Sunday, October 05, 2008
Life Without Music
Life Without Music
by Jeanette Clinkunbroomer
(CreateSpace / 1-438-20699-2 / 978-1-438-20699-8 / May 2008 / 314 pages / $15.00)
Reviewed by Celia Hayes for PODBRAM
The title is a quote from Nietzsche, to the effect that life without it is flat, stale, hardly worth living. Life without music is a life without joy, interest— or love; which is actually the life Chicago P.I. Marti McClellan has. She is in her late thirties, a former cop and divorcee, still a little bitter about her self-centered ex-husband— an embryo lawyer by day and an aspiring musician by night— and somewhat haunted by the some of the cases that she worked as a police officer. These days, she lives with her eccentric ex-hippie mother, Alice, and does background investigations, checking up on the welfare of children in disputed custody cases. She works for lawyers; nothing liable to be violent, heartbreaking and life-shattering. She’s had enough of that kind of scene… but what she gets when one of her lawyer clients asks for her discreet help for one of his clients turns out to be exactly that.

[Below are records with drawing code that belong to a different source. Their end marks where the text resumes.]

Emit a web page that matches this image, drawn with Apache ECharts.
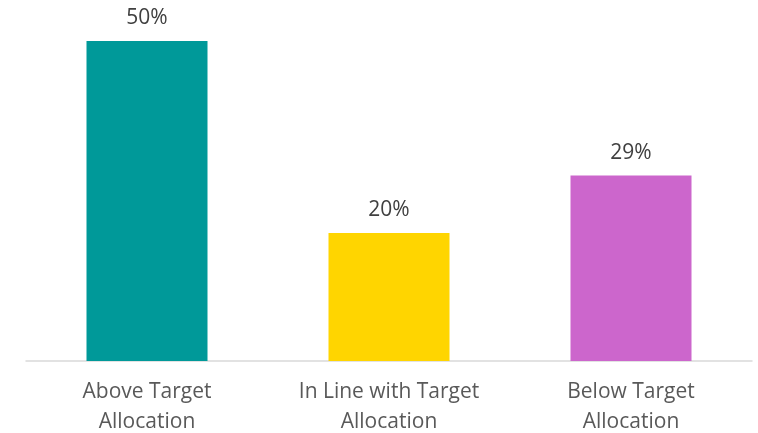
<!DOCTYPE html>
<html>
<head>
<meta charset="utf-8">
<script src="https://cdn.jsdelivr.net/npm/echarts@6/dist/echarts.min.js"></script>
<style>
  html, body { margin: 0; padding: 0; background: #ffffff; }
  #chart { width: 758px; height: 433px; }
</style>
</head>
<body>
<div id="chart"></div>
<script>
// Allocation position relative to target, share of respondents (%)
const categories = ['Above Target\nAllocation', 'In Line with Target\nAllocation', 'Below Target\nAllocation'];
const shares = [50, 20, 29];
const barColors = ['#009999', '#FFD500', '#CC66CC'];

const chart = echarts.init(document.getElementById('chart'));
chart.setOption({
  animation: false,
  grid: { left: 26, right: 6, top: 41, bottom: 72, outerBoundsMode: 'none' },
  xAxis: {
    type: 'category',
    data: categories,
    axisLine: { lineStyle: { color: '#D9D9D9', width: 1.5 } },
    axisTick: { show: false },
    axisLabel: {
      color: '#595959',
      fontFamily: 'Open Sans',
      fontSize: 21,
      lineHeight: 30,
      margin: 16
    }
  },
  yAxis: {
    type: 'value',
    min: 0,
    max: 50,
    show: false,
    splitLine: { show: false }
  },
  series: [{
    type: 'bar',
    barWidth: '50%',
    data: shares.map((v, i) => ({ value: v, itemStyle: { color: barColors[i] } })),
    label: {
      show: true,
      position: 'top',
      distance: 12,
      formatter: '{c}%',
      color: '#404040',
      fontFamily: 'Open Sans',
      fontSize: 21
    }
  }]
});
</script>
</body>
</html>
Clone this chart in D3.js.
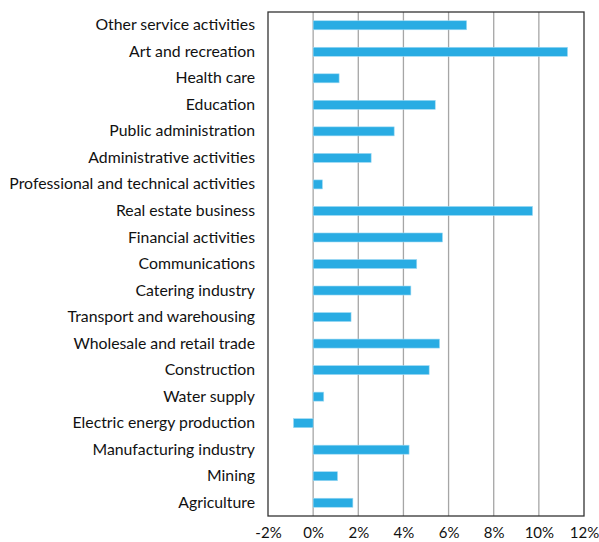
<!DOCTYPE html>
<html>
<head>
<meta charset="utf-8">
<script src="https://cdn.jsdelivr.net/npm/d3@7"></script>
<style>
  body { margin: 0; background: #fff; }
  text { font-family: Lato, "Open Sans", sans-serif; fill: #111; }
</style>
</head>
<body>
<svg id="chart"></svg>
<script>
// categories, top to bottom
const sectors = [
  "Other service activities",
  "Art and recreation",
  "Health care",
  "Education",
  "Public administration",
  "Administrative activities",
  "Professional and technical activities",
  "Real estate business",
  "Financial activities",
  "Communications",
  "Catering industry",
  "Transport and warehousing",
  "Wholesale and retail trade",
  "Construction",
  "Water supply",
  "Electric energy production",
  "Manufacturing industry",
  "Mining",
  "Agriculture"
];
// growth in percent
const growth = [6.8, 11.27, 1.15, 5.41, 3.59, 2.57, 0.41, 9.72, 5.73, 4.59, 4.33, 1.68, 5.6, 5.14, 0.47, -0.87, 4.25, 1.08, 1.76];
const xTicks = [-2, 0, 2, 4, 6, 8, 10, 12];

const data = sectors.map((s, i) => ({ sector: s, value: growth[i] }));

const svg = d3.select("#chart").attr("width", 599).attr("height", 542);
const margin = { top: 12, right: 15, bottom: 26, left: 268 };
const width = 599 - margin.left - margin.right;
const height = 542 - margin.top - margin.bottom;
const g = svg.append("g").attr("transform", `translate(${margin.left},${margin.top})`);

const x = d3.scaleLinear().domain([-2, 12]).range([0, width]);
const y = d3.scaleBand().domain(sectors).range([0, height]).paddingInner(0.66).paddingOuter(0.33);

// vertical gridlines
g.selectAll(".grid").data(xTicks.slice(1, -1)).enter().append("line")
  .attr("x1", d => x(d)).attr("x2", d => x(d))
  .attr("y1", 0).attr("y2", height)
  .attr("stroke", "#a6a6a6").attr("stroke-width", 1.3);

g.selectAll("rect").data(data).enter().append("rect")
  .attr("x", d => x(Math.min(0, d.value)))
  .attr("y", d => y(d.sector))
  .attr("width", d => Math.abs(x(d.value) - x(0)))
  .attr("height", y.bandwidth())
  .attr("fill", "#29ace3")
  .attr("stroke", "#9fdaf3").attr("stroke-width", 0.6);

// frame
g.append("rect").attr("x", 0).attr("y", 0).attr("width", width).attr("height", height)
  .attr("fill", "none").attr("stroke", "#333").attr("stroke-width", 1.3);

// x axis labels
const xAxis = g.append("g").attr("transform", `translate(0,${height})`)
  .call(d3.axisBottom(x).tickValues(xTicks).tickSize(0).tickPadding(11).tickFormat(d => d + "%"));
xAxis.select(".domain").remove();
xAxis.selectAll("text").style("font-size", "15px").attr("fill", "#111");

// y labels
const yAxis = g.append("g")
  .call(d3.axisLeft(y).tickSize(0).tickPadding(13));
yAxis.select(".domain").remove();
yAxis.selectAll("text").style("font-size", "15.8px").attr("fill", "#111");
</script>
</body>
</html>
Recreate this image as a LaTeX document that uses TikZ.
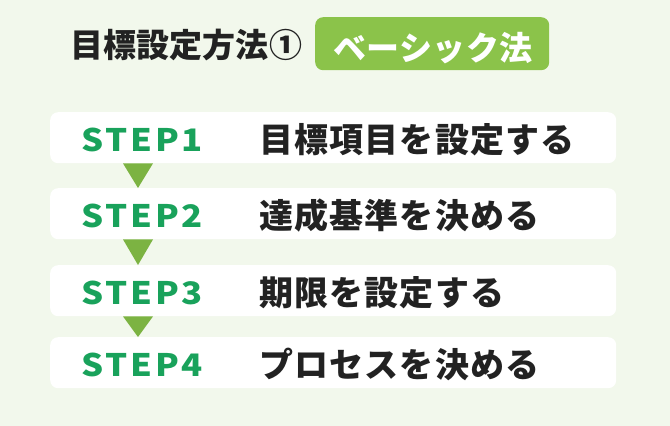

The client is one Johnny Magick; semi-retired rock legend, Hall-of-Famer, ex-addict to all sorts of substances. He has two ex-wives and a dissolute former life, well documented in the tabloids, but a lot of gold records on his wall. He also is still handsome, charismatic, and hoping to redeem his failures with his two daughters: the troubled junkie problem child and the sweet sheltered college student whom he never knew about until she appeared on his doorstep. He and Marti hit it off, two damaged people whose attraction to each other gradually overcomes a certain degree of wariness.
Life Without Music is an interesting and readable combination of a PI procedural and the tentative romance blossoming between two unlikely people– and in the case of Marti, initially rather unwilling to repeat the disastrous experience of romancing a musician. But she is drawn in by Johnny’s charm, and a growing realization that he needs her, and that he genuinely cares for his daughters, and wants to redeem himself in their eyes.
In some ways, the romance seems a little pat, with all the secondary characters (save for one) encouraging of and approving of Johnny and Marti as a pair. The narrative voice sometimes seems a little flat— a decided contract to the dialogue, which is snappy and informative. During the duller stretches, when Marti is going about her usual investigative and personal routine, the story is slowed down with way too much excruciating and ultimately pointless detail. Of course, the relevant clues need to be strewn around, in plain sight but with sufficient ‘clutter’ to disguise them, but it also slows down the story. The final twist is very will hidden, but I wish that the eventual villain had been a bit more of a presence, instead of always seeming to be a half-seen cardboard shadow. The final denouement between Marti and the presence stalking her all through the book might have had a little more impact. Still and all, a worthwhile read, especially for fans of V.I. Warshawsky and Kinsey Milhone.